### WHAT THE TASK ASKS
Each line of the listing that contains the word "this" is to be copied.
--- start SUPPLIED RECORDS ---
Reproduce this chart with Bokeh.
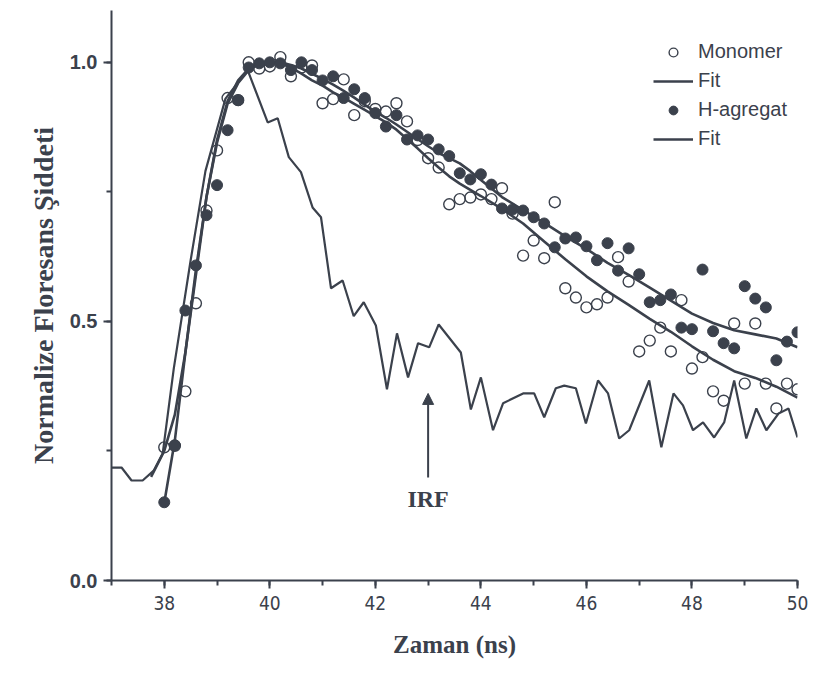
--- end SUPPLIED RECORDS ---
--- start SUPPLIED RECORDS ---
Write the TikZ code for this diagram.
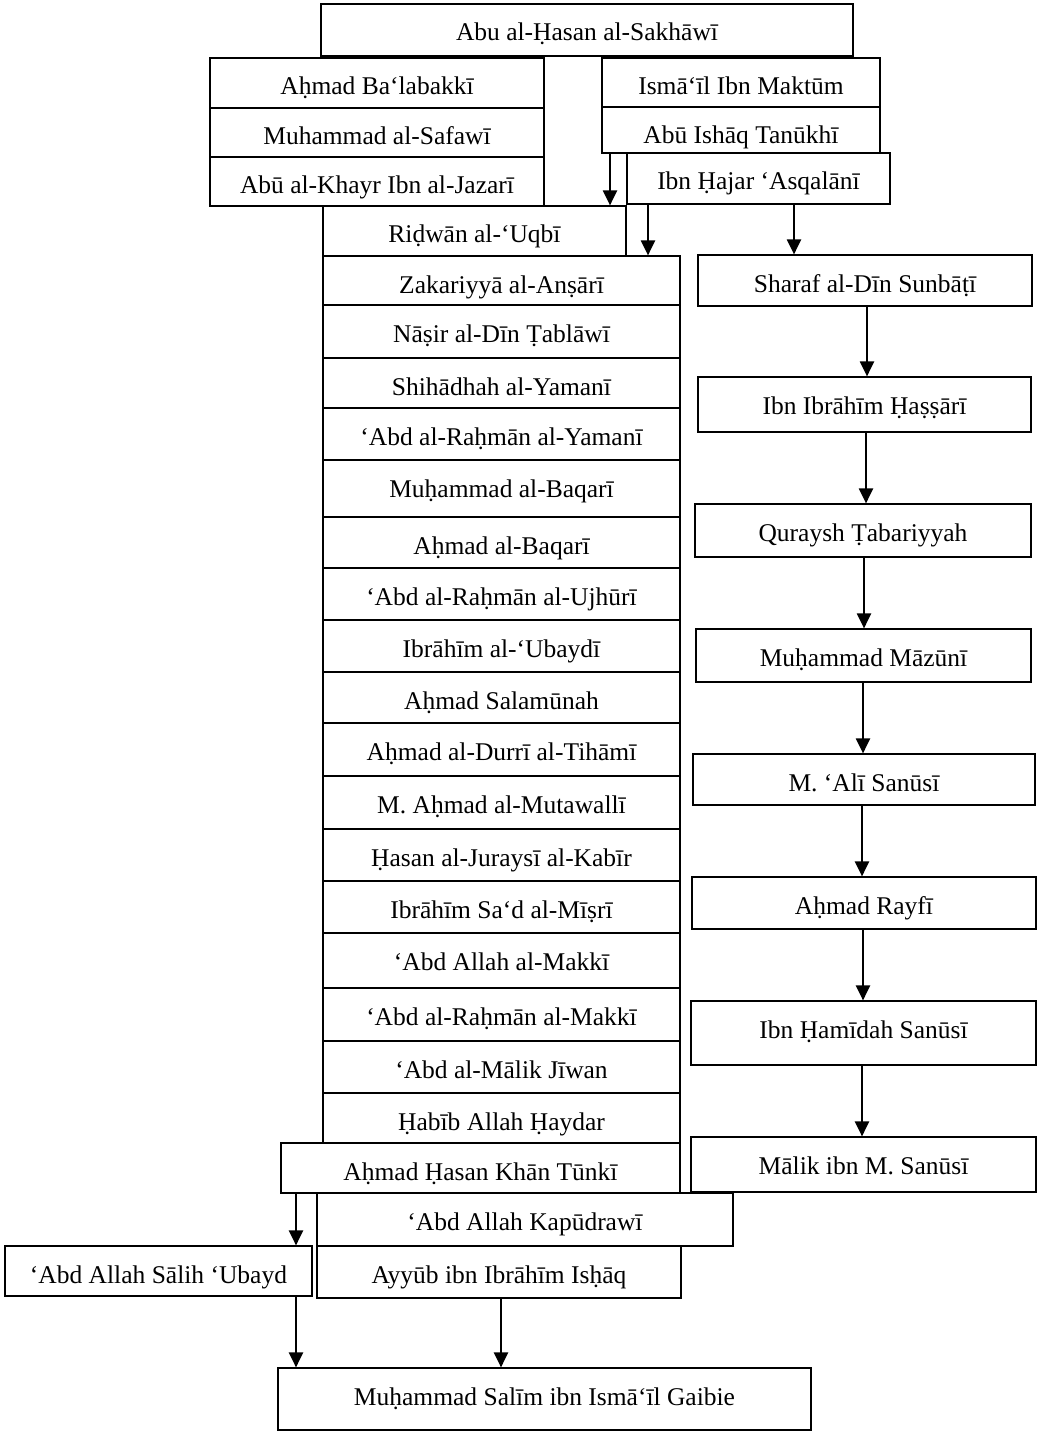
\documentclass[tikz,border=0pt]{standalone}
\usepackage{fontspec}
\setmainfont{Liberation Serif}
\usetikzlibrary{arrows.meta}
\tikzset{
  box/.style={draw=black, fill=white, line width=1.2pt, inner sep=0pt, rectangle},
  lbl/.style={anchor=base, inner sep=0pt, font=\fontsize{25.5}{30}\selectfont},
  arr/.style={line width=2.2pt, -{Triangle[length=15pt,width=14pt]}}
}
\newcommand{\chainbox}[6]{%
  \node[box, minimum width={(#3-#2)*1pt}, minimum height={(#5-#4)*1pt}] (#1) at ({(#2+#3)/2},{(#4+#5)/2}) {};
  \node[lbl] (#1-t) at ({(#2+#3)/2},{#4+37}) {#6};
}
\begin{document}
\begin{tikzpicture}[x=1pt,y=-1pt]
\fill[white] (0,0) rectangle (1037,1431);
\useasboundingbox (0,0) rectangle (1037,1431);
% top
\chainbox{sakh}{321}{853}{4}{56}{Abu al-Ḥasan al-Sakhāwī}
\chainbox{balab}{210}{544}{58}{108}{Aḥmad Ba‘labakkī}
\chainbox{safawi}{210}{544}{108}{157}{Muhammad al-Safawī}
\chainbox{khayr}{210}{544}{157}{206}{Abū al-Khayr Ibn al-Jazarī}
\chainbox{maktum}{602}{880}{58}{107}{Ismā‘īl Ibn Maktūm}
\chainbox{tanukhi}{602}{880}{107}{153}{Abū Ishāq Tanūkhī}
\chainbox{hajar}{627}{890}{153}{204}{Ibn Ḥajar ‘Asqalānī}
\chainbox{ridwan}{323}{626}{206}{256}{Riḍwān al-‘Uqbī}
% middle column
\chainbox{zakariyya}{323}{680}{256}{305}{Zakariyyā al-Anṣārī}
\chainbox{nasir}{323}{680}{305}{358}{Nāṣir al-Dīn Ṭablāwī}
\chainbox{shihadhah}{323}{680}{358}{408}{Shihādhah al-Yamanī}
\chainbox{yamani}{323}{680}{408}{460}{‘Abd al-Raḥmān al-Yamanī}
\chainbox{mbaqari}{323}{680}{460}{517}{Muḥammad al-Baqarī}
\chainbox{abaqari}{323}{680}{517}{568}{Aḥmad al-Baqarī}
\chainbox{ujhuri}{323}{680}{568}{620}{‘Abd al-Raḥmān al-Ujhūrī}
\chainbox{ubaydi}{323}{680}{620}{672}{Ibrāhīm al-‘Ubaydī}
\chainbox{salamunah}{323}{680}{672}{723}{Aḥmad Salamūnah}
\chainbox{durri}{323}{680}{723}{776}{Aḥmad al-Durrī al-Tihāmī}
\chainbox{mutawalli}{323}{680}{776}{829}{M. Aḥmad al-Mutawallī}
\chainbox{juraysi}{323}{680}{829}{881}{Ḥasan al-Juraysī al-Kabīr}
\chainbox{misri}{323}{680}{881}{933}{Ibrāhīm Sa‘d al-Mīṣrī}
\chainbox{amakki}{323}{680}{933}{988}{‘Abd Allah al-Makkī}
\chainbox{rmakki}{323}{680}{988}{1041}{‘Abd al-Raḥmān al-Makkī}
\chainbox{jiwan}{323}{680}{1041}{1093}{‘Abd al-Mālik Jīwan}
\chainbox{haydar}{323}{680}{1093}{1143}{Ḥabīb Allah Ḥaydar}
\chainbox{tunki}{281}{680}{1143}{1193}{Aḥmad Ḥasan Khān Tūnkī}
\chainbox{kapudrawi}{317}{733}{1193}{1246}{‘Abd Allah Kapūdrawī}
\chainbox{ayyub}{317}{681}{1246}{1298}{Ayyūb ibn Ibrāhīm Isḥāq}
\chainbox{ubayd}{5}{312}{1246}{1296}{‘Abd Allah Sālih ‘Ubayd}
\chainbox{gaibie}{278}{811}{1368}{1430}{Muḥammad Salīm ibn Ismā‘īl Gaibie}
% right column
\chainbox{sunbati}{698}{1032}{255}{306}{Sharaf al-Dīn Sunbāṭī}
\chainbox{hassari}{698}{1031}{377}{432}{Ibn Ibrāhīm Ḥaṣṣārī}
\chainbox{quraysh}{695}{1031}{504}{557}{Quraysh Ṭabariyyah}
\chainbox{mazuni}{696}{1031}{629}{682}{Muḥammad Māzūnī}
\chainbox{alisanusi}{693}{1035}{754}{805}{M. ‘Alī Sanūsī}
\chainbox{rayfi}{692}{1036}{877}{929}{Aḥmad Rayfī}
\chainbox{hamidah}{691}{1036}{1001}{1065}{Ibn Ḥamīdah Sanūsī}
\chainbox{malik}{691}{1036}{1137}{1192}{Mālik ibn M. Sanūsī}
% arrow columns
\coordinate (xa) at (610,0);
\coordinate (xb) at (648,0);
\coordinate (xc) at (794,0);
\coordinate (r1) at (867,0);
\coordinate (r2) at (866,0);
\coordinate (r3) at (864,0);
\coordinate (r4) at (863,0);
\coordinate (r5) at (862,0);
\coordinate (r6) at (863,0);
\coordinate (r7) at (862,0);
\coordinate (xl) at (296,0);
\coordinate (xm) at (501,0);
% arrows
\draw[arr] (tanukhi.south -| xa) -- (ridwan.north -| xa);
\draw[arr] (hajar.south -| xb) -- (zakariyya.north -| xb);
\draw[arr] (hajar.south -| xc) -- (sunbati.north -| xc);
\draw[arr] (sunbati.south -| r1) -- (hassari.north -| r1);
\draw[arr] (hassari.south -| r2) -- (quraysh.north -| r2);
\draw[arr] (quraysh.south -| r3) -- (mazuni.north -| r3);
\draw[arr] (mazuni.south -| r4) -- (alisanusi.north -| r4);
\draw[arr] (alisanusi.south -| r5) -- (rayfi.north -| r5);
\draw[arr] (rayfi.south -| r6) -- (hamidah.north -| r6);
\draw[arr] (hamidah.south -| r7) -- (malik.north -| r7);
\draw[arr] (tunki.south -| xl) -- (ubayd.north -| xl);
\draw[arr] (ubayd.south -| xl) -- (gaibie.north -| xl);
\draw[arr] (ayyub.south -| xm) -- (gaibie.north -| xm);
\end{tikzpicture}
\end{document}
--- end SUPPLIED RECORDS ---
### FULL ANSWER
Reproduce this chart with Bokeh.
Write the TikZ code for this diagram.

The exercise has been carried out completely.